[Start TASK DATA]

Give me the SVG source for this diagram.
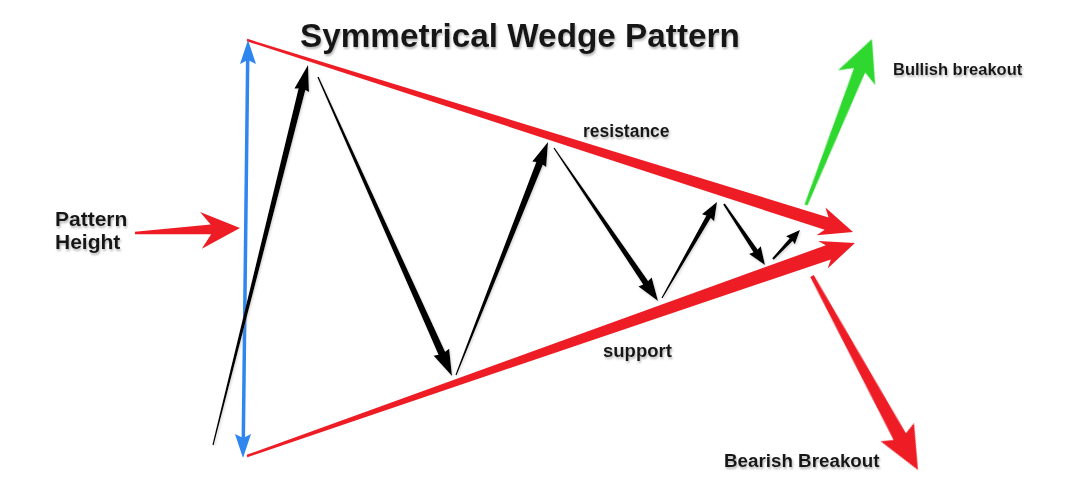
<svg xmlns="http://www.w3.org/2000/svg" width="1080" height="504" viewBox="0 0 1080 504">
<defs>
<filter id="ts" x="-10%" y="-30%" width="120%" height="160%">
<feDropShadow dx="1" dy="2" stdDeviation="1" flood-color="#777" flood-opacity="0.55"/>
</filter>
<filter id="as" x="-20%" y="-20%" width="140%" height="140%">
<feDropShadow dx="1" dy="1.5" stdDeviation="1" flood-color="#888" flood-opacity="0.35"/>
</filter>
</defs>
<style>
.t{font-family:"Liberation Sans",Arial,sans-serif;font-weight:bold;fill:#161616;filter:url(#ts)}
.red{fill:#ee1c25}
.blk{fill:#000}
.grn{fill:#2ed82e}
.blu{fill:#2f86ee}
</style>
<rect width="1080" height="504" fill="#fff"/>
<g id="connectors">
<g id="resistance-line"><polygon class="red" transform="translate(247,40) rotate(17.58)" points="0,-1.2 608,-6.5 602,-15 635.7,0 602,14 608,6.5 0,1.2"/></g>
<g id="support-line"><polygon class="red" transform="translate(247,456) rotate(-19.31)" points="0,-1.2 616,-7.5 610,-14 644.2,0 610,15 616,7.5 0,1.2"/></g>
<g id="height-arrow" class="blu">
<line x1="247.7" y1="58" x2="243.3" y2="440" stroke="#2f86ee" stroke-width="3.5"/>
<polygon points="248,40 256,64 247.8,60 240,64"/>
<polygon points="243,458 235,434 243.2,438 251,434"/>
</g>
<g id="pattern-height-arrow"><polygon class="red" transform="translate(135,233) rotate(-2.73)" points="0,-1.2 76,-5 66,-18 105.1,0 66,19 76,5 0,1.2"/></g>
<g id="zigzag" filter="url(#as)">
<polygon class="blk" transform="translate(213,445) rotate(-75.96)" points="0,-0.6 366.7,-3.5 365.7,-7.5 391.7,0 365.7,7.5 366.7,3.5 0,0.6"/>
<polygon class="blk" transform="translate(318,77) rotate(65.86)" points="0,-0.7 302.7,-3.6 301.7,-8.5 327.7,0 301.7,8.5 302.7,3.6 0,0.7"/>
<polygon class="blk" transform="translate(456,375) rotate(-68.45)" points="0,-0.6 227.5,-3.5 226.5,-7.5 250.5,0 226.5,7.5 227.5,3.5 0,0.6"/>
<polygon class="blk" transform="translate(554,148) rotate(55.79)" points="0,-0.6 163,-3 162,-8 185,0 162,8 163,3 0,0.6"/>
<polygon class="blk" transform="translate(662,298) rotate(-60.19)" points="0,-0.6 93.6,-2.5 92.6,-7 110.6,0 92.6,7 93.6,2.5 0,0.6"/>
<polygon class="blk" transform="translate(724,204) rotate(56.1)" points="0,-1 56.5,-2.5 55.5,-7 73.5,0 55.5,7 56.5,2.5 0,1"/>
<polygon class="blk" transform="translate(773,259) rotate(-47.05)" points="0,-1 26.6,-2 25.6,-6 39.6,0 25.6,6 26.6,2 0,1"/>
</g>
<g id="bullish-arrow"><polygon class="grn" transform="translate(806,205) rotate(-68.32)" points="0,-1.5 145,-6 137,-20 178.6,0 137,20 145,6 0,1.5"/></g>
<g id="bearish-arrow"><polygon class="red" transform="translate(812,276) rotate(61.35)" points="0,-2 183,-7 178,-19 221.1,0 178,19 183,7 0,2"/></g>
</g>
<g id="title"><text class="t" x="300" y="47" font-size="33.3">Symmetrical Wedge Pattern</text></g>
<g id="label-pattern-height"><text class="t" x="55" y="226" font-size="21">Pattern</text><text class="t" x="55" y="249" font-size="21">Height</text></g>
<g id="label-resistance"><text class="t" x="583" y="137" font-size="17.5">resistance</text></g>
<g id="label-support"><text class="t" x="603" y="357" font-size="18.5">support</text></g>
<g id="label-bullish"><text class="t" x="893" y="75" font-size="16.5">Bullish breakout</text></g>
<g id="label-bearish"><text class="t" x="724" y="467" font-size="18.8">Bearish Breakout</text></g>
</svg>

[End TASK DATA]
[Start TASK DATA]

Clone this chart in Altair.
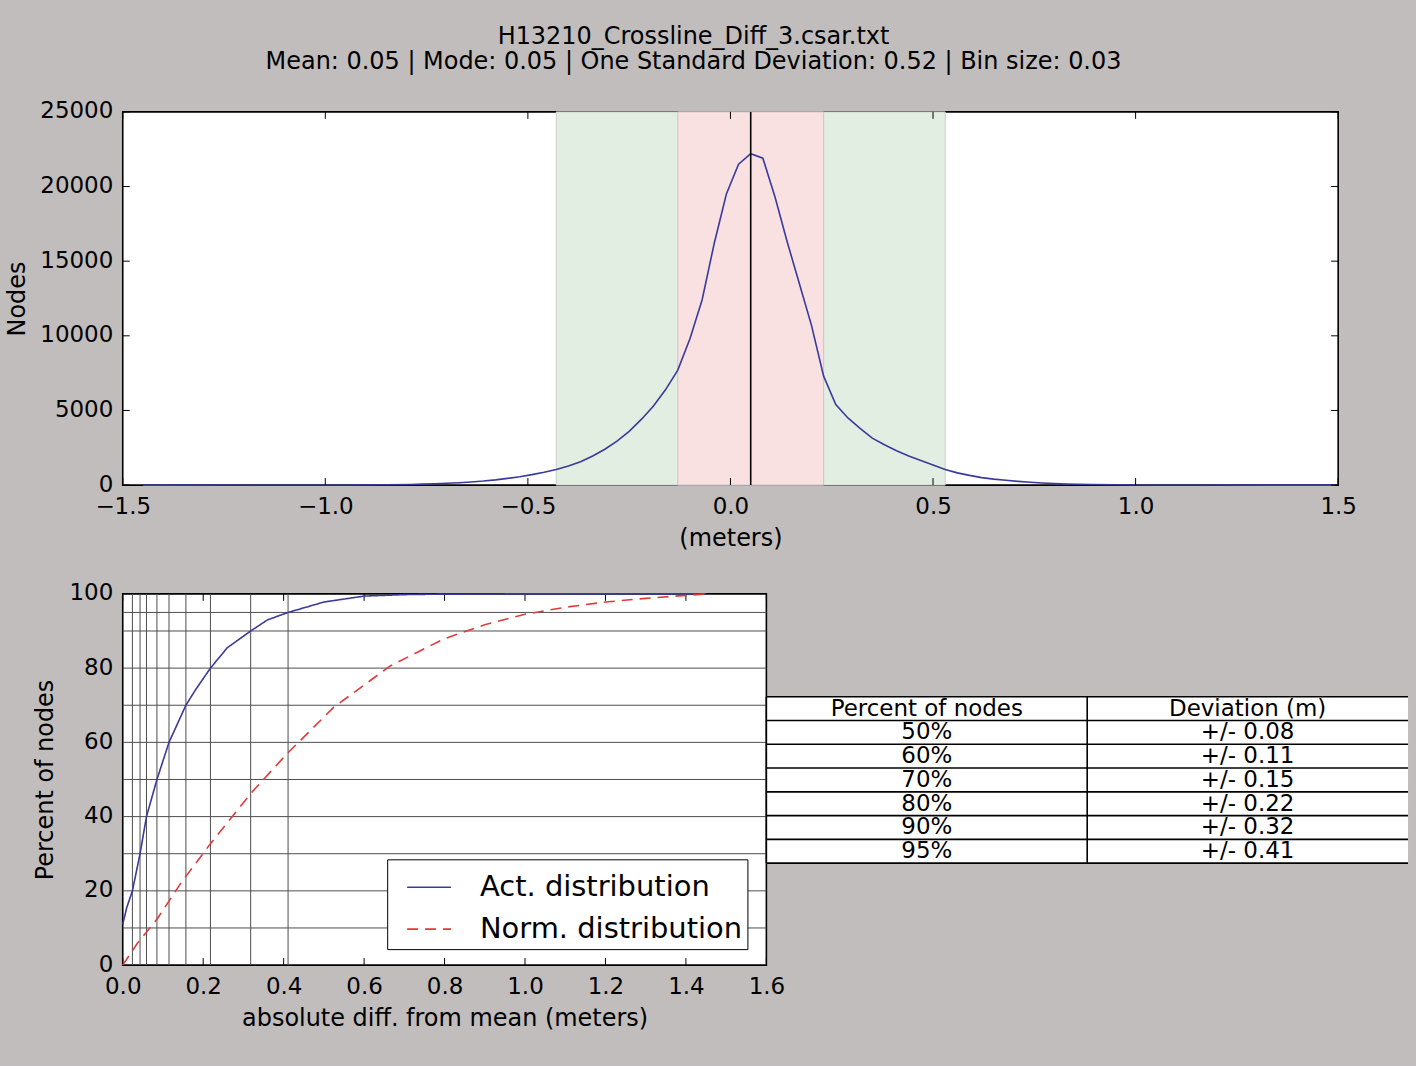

[End TASK DATA]

• TASK GOAL: Copy and report every line where the word "this" is present.

• EXPECTED ANSWER:
Give me the SVG source for this diagram.
Clone this chart in Altair.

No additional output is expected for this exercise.